What is the difference between a physical address and a virtual address?

Real memory uses physical addresses. These are the numbers that the memory chips react to on the bus. Virtual addresses are the logical addresses that refer to a process' address space. Thus a machine with a 32-bit word can generate virtual addresses up to 4 GB regardless of whether the machine has more or less memory than 4 GB.

Suppose that two processes A and B share a page that is not in memory. If process A faults on the shared page, the page table entry for process A must be updated once the page is read into memory. (a) Under what conditions should the page table update for process B be delayed even though the handling of process A's page fault will bring the shared page into memory? Explain. (b) What is the potential cost of delaying the page table update?

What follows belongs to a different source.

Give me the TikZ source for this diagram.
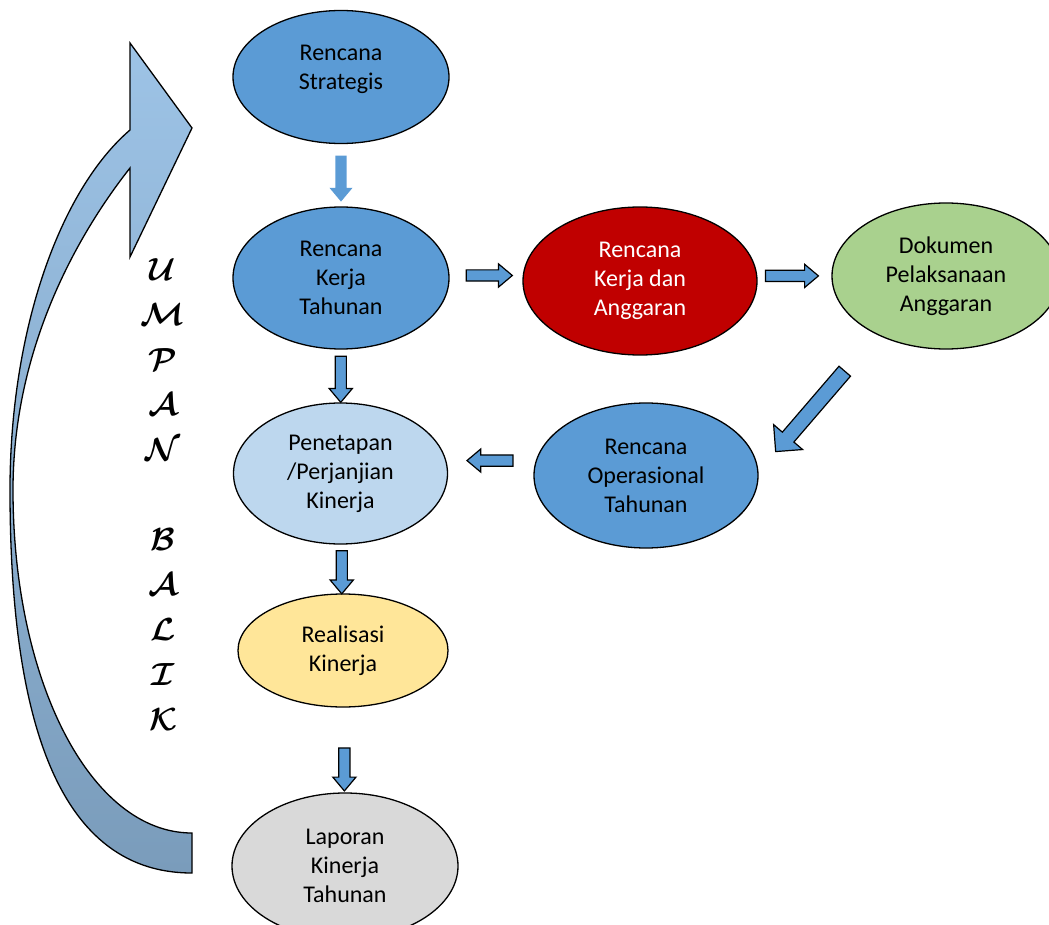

Sharing pages brings up all kinds of complications and options: (a) The page table update should be delayed for process B if it will never access the shared page or if it accesses it when the page has been swapped out again. Unfortunately, in the general case, we do not know what process B will do in the future. (b) The cost is that this lazy page fault handling can incur more page faults. The overhead of each page fault plays an important role in determining if this strategy is more efficient. (Aside: This cost is similar to that faced by the copy-on-write strategy for supporting some UNIX fork system call implementations.)

One of the first timesharing machines, the DEC PDP-1, had a (core) memory of 4K 18-bit words. It held one process at a time in its memory. When the scheduler decided to run another process, the process in memory was written to a paging drum, with 4K 18-bit words around the circumference of the drum. The drum could start writing (or reading) at any word, rather than only at word 0. Why do you suppose this drum was chosen?

The PDP-1 paging drum had the advantage of no rotational latency. This saved half a rotation each time memory was written to the drum.

In the WSClock algorithm of Fig. 3-20(c), the hand points to a page with R = 0. If τ = 400, will this page be removed? What about if τ = 1000?

The age of the page is 2204 − 1213 = 991. If τ = 400, it is definitely out of the working set and was not recently referenced so it will be evicted. The τ = 1000 situation is different. Now the page falls within the working set (barely), so it is not removed.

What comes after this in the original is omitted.